Marlene (Slave Labor Graphics, 2005)
Story and Art: Peter Snejbjerg
Rating: Nine of Ten Stars

One sveltering Danish summer, police detective Michael Joergendsen is assigned to investigate the murder of a peeping tom. As the case progresses, he discovers the woman being peeped at--a radiantly beautiful model named Marlene--seems to be the center of many strange events and dissapearances. As his obsession with both the case and Marlene grows, the main mystery becomes: Is Marlene the target of a stalker, or is she herself something more sinister?

Slave Labor Graphics may be small publisher, but they put out some seriously high-quality comics--"Halo and Sprocket", "Skeleton Key", "Private Beach", "What's Up Sugar Kat?", and "Street Angel, just to name a very few. With the English-language release of "Marlene", they added yet another fabulous comic book to their catalog.

"Marlene" is a 48-page one-shot that if it wasn't saddle-stitched would deserve to be called a graphic novel. And, frankly, it's of high enough quality that it would warrant a more durable format with a spine and cardstock covers.

Snejbjerg's tale is a perfectly paced horror tale, from the first shadowy appearance of a monstrous killer, to the final stand-off between Michael and his quarry.
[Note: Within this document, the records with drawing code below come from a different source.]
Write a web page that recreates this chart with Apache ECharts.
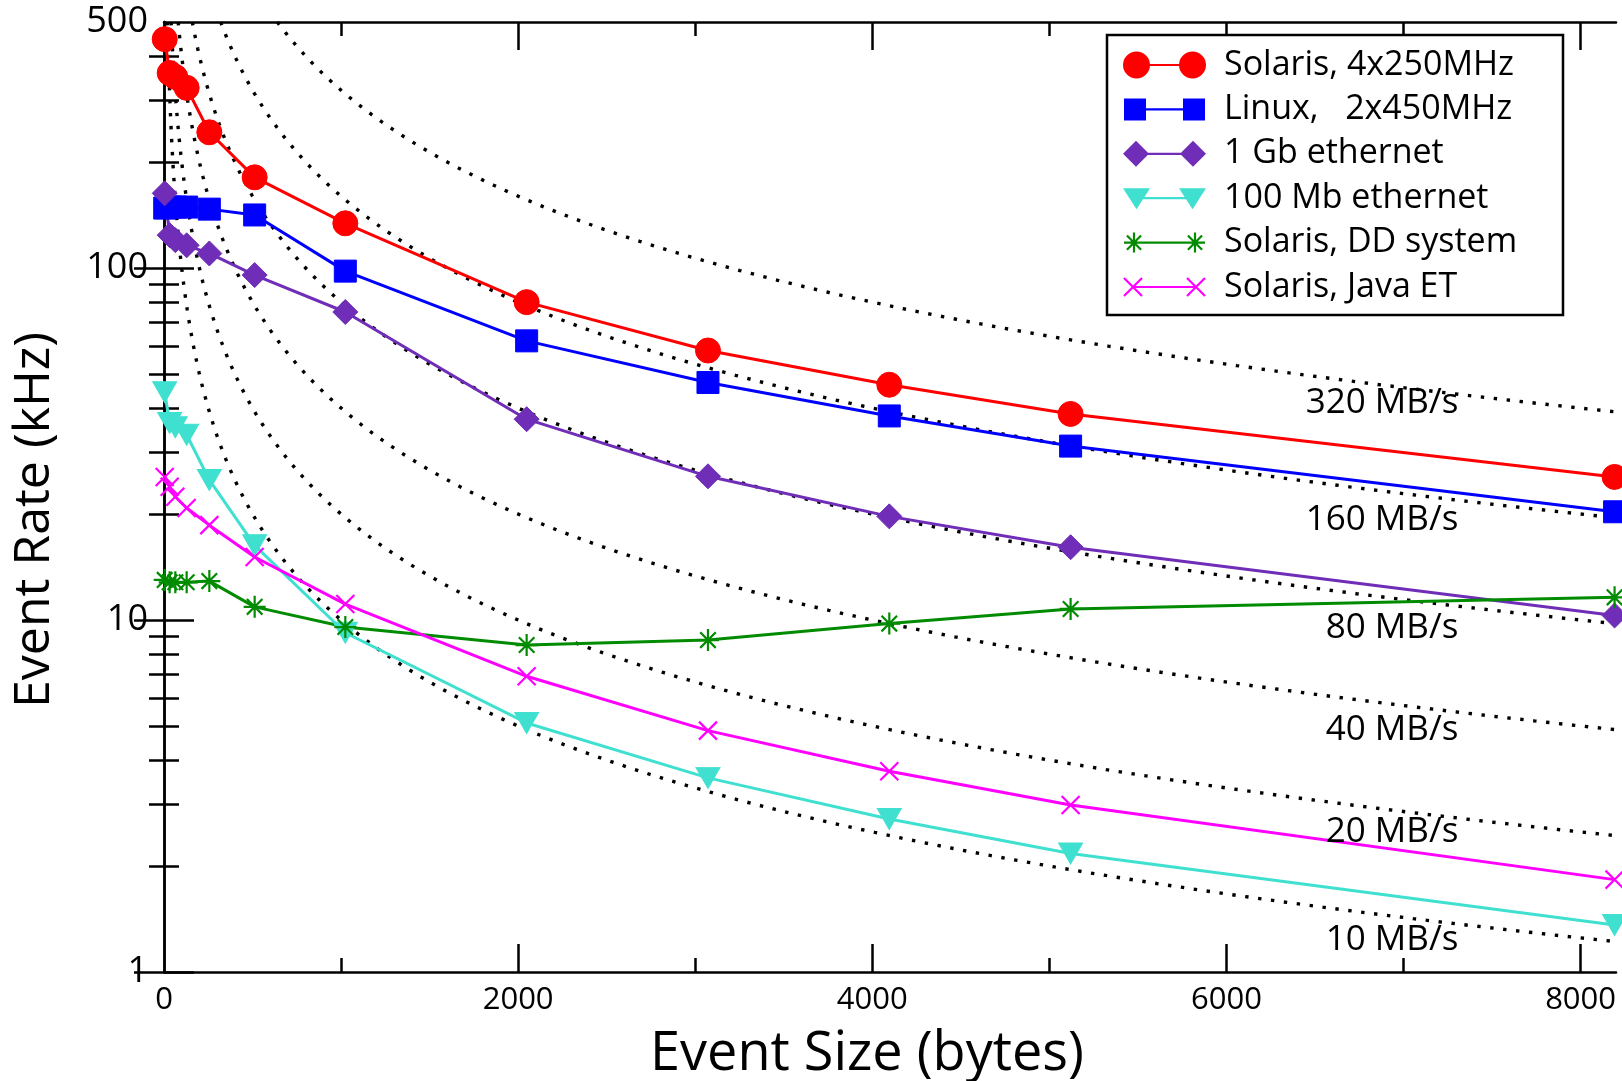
<!DOCTYPE html>
<html>
<head>
<meta charset="utf-8">
<style>
html, body { margin: 0; padding: 0; background: #fff; }
#chart { width: 1622px; height: 1081px; }
</style>
<script src="https://cdn.jsdelivr.net/npm/echarts@6/dist/echarts.min.js"></script>
</head>
<body>
<div id="chart"></div>
<script>
// event sizes (bytes)
const sizes = [4, 32, 64, 128, 256, 512, 1024, 2048, 3072, 4096, 5120, 8192]
// event rates (kHz)
const solaris4 = [447, 358, 349, 325, 243, 181, 134, 80, 58.3, 46.6, 38.5, 25.5]
const linux2 = [148, 149, 149, 149, 147, 141.5, 98, 62.1, 47.3, 38.0, 31.2, 20.3]
const gbEthernet = [163, 124, 120, 116, 110, 95.5, 75, 37.2, 25.6, 19.7, 16.1, 10.3]
const mbEthernet = [44.4, 36.3, 35.3, 33.6, 25, 16.3, 9.2, 5.1, 3.56, 2.72, 2.17, 1.36]
const ddSystem = [13.0, 12.8, 12.8, 12.8, 12.9, 10.9, 9.55, 8.49, 8.77, 9.77, 10.75, 11.6]
const javaET = [25.5, 23.9, 22.4, 20.8, 18.6, 15.1, 11.1, 6.92, 4.85, 3.72, 2.98, 1.83]
// constant bandwidth guides (MB/s)
const bandwidths = [320, 160, 80, 40, 20, 10]
const bandwidthLabels = ['320 MB/s', '160 MB/s', '80 MB/s', '40 MB/s', '20 MB/s', '10 MB/s']
// ticks
const xLabels = [0, 2000, 4000, 6000, 8000]
const xMajorTicks = [2000, 4000, 6000, 8000]
const xMinorTicks = [1000, 3000, 5000, 7000]
const yLabels = [1, 10, 100, 500]
const yMajorTicks = [1, 10, 100]
const yMinorTicks = [2, 3, 4, 5, 6, 7, 8, 9, 20, 30, 40, 50, 60, 70, 80, 90, 200, 300, 400]

const font = 'Open Sans'
const black = '#000'
const X_MAX = 8200

// where the guide labels sit (data coords)
const guideLabelX = 7310
const guideLabelY = [41.4, 19.2, 9.5, 4.87, 2.5, 1.23]

function guideCurve (bw) {
  // rate (kHz) = bandwidth (MB/s) * 1000 / size (bytes), starting where it hits 500 kHz
  const pts = []
  const x0 = bw * 2
  const n = 160
  for (let i = 0; i <= n; i++) {
    const x = x0 * Math.pow(X_MAX / x0, i / n)
    pts.push([x, bw * 1000 / x])
  }
  return pts
}

// legend icon helpers (box 83 x 28), all shapes clockwise so fills never cancel
function circleP (cx, cy, r) {
  return `M${cx - r},${cy} A${r},${r} 0 1 1 ${cx + r},${cy} A${r},${r} 0 1 1 ${cx - r},${cy} Z `
}
function polyP (pts) {
  let a = 0
  for (let i = 0; i < pts.length; i++) {
    const p = pts[i]; const q = pts[(i + 1) % pts.length]
    a += p[0] * q[1] - q[0] * p[1]
  }
  if (a < 0) pts = pts.slice().reverse()
  return 'M' + pts.map(p => p[0].toFixed(2) + ',' + p[1].toFixed(2)).join(' L') + ' Z '
}
function rectP (x1, y1, x2, y2) {
  return polyP([[x1, y1], [x2, y1], [x2, y2], [x1, y2]])
}
function segP (x1, y1, x2, y2, t) {
  const len = Math.hypot(x2 - x1, y2 - y1)
  const nx = -(y2 - y1) / len * t / 2
  const ny = (x2 - x1) / len * t / 2
  return polyP([[x1 + nx, y1 + ny], [x2 + nx, y2 + ny], [x2 - nx, y2 - ny], [x1 - nx, y1 - ny]])
}
function starP (cx, cy, r, t) {
  const d = r * 0.7071
  return segP(cx, cy - r, cx, cy + r, t) + segP(cx - r, cy, cx + r, cy, t) +
    segP(cx - d, cy - d, cx + d, cy + d, t) + segP(cx - d, cy + d, cx + d, cy - d, t)
}
function crossP (cx, cy, r, t) {
  return segP(cx - r, cy - r, cx + r, cy + r, t) + segP(cx - r, cy + r, cx + r, cy - r, t)
}
const bounds = 'M0,0 M83,28'
function lineP (x1, x2) { return rectP(x1, 12.9, x2, 15.1) }

const legendIcons = [
  circleP(13.5, 14, 13.5) + circleP(69.5, 14, 13.5) + lineP(13, 70),
  rectP(1, 3, 23, 25) + rectP(60, 3, 82, 25) + lineP(12, 71),
  polyP([[0, 14], [13, 1], [26, 14], [13, 27]]) + polyP([[57, 14], [70, 1], [83, 14], [70, 27]]) + lineP(13, 70),
  polyP([[0, 4], [27, 4], [13.5, 25]]) + polyP([[56, 4], [83, 4], [69.5, 25]]) + lineP(13, 70),
  starP(11, 14, 10, 2.2) + starP(72, 14, 10, 2.2) + lineP(11, 72),
  crossP(10, 14, 9, 2.2) + crossP(73, 14, 9, 2.2) + lineP(10, 73)
].map(p => 'path://' + p + bounds)

const seriesDefs = [
  { name: 'Solaris, 4x250MHz', data: solaris4, color: '#ff0000', symbol: 'circle', size: 25 },
  { name: 'Linux,   2x450MHz', data: linux2, color: '#0000ff', symbol: 'rect', size: 22 },
  { name: '1 Gb ethernet', data: gbEthernet, color: '#6f2db8', symbol: 'diamond', size: 25 },
  { name: '100 Mb ethernet', data: mbEthernet, color: '#40e0d0', symbol: 'triangle', size: [24, 21], rotate: 180 },
  { name: 'Solaris, DD system', data: ddSystem, color: '#008b00', symbol: 'path://M0,-10L0,10M-10,0L10,0M-7.07,-7.07L7.07,7.07M-7.07,7.07L7.07,-7.07', size: 22, stroke: 2.2 },
  { name: 'Solaris, Java ET', data: javaET, color: '#ff00ff', symbol: 'path://M-10,-10L10,10M-10,10L10,-10', size: 18, stroke: 2.2 }
]

const series = []
bandwidths.forEach(bw => {
  series.push({
    type: 'line',
    data: guideCurve(bw),
    showSymbol: false,
    silent: true,
    clip: true,
    z: 2,
    lineStyle: { color: black, width: 3.4, type: [3.4, 9.6], cap: 'butt' }
  })
})
seriesDefs.forEach(s => {
  series.push({
    name: s.name,
    type: 'line',
    data: sizes.map((x, i) => [x, s.data[i]]),
    symbol: s.symbol,
    symbolSize: s.size,
    symbolRotate: s.rotate || 0,
    showAllSymbol: true,
    clip: false,
    z: 3,
    lineStyle: { color: s.color, width: 3 },
    itemStyle: { color: s.color, borderColor: s.color, borderWidth: s.stroke || 1 }
  })
})
series.push({
  type: 'scatter',
  symbolSize: 0,
  silent: true,
  z: 4,
  itemStyle: { opacity: 1 },
  data: bandwidthLabels.map((t, i) => ({ name: t, value: [guideLabelX, guideLabelY[i]] })),
  label: {
    show: true,
    position: 'left',
    distance: 0,
    formatter: '{b}',
    fontFamily: font,
    fontSize: 35,
    color: black,
    opacity: 1
  }
})

const line = { show: true, lineStyle: { color: black, width: 2.5 } }
function xAxis (position, ticks, len, extra) {
  return Object.assign({
    type: 'value',
    position,
    min: 0,
    max: X_MAX,
    axisLine: { show: false },
    splitLine: { show: false },
    axisLabel: { show: false },
    axisTick: { show: true, inside: true, length: len, customValues: ticks, lineStyle: { color: black, width: 2.5 } }
  }, extra || {})
}
function yAxis (position, ticks, len, extra) {
  return Object.assign({
    type: 'log',
    logBase: 10,
    position,
    min: 1,
    max: 500,
    axisLine: { show: false },
    splitLine: { show: false },
    minorTick: { show: false },
    axisLabel: { show: false },
    axisTick: { show: true, inside: true, length: len, customValues: ticks, lineStyle: { color: black, width: 2.5 } }
  }, extra || {})
}

const option = {
  animation: false,
  backgroundColor: '#fff',
  grid: { left: 164, right: 6, top: 22, bottom: 109, containLabel: false, outerBoundsMode: 'none' },
  xAxis: [
    xAxis('bottom', xMajorTicks, 28, {
      axisLine: line,
      name: 'Event Size (bytes)',
      nameLocation: 'middle',
      nameGap: 56,
      nameTextStyle: { fontFamily: font, fontSize: 54, color: black, padding: [0, 46, 0, 0] },
      axisLabel: { show: true, customValues: xLabels, margin: 13, fontFamily: font, fontSize: 31, color: black, formatter: v => String(v) }
    }),
    xAxis('bottom', xMinorTicks, 14),
    xAxis('top', xMajorTicks, 28, { axisLine: line }),
    xAxis('top', xMinorTicks, 14)
  ],
  yAxis: [
    yAxis('left', yMajorTicks, 30, {
      axisLine: line,
      name: 'Event Rate (kHz)',
      nameLocation: 'middle',
      nameGap: 104,
      nameTextStyle: { fontFamily: font, fontSize: 50, color: black, padding: [0, 46, 0, 0] },
      axisLabel: { show: true, customValues: yLabels, margin: 16, fontFamily: font, fontSize: 36, color: black, formatter: v => String(v) }
    }),
    yAxis('left', yMinorTicks, 15),
    yAxis('right', yMajorTicks, 30, { axisLine: line }),
    yAxis('right', yMinorTicks, 15)
  ],
  legend: {
    orient: 'vertical',
    left: 1123,
    top: 48,
    padding: 0,
    itemWidth: 83,
    itemHeight: 28,
    itemGap: 10.4,
    selectedMode: false,
    z: 10,
    itemStyle: { borderWidth: 0 },
    textStyle: { fontFamily: font, fontSize: 34, lineHeight: 34, color: black, padding: [0, 0, 0, 13] },
    data: seriesDefs.map((s, i) => ({ name: s.name, icon: legendIcons[i] }))
  },
  graphic: [{
    type: 'rect',
    z: 5,
    shape: { x: 1107, y: 35, width: 456, height: 280 },
    style: { fill: '#fff', stroke: black, lineWidth: 2.5 }
  }],
  series
}

const myChart = echarts.init(document.getElementById('chart'))
myChart.setOption(option)
</script>
</body>
</html>
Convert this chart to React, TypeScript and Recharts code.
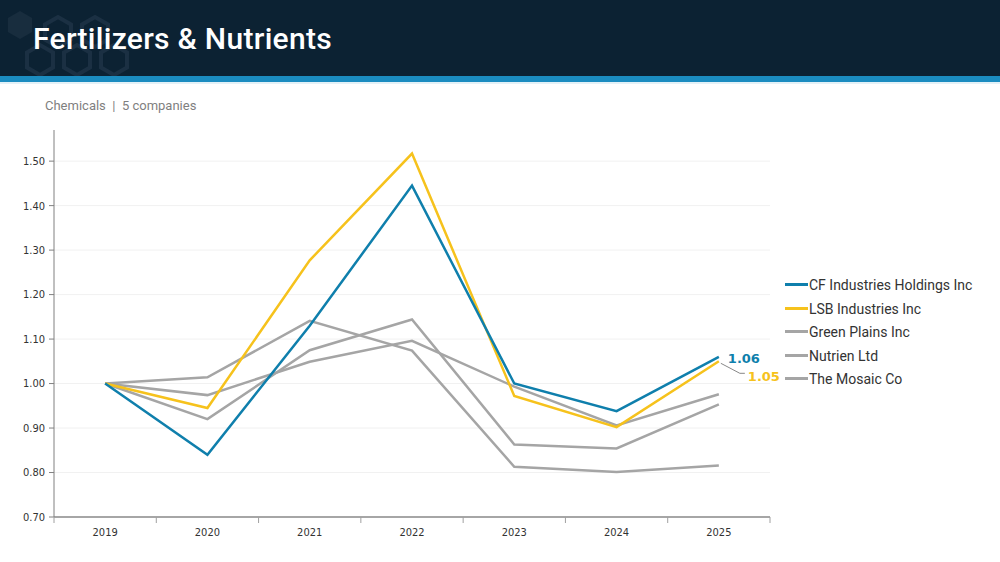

Snejbjerg also manages to swiftly establish his main characters as fully realized, three-dimensional personalities, and, like any good example of this kind of story, keeps some of their natures in doubt until almost the end.

Snejbjerg also shows himself to be a master of the craft of a comc book artist, something that distressingly few artists that have emerged in the past 15-20 years have been. His layouts are clean and easy to follow, his linework is crisp, and he has a great command of shadow and light. What's more, he seems to have a clear sense of the finer points of pacing a comic book story. (Hint to aspiring comcs artists and writers: Pay attention to what happens between the last panel on one page and the first panel on the following page. Get that sort of rhythm going in your work, and you'll be on your way to producing a decent comic.)

I recommend "Marlene" highly to lovers of good comic books and horror stories.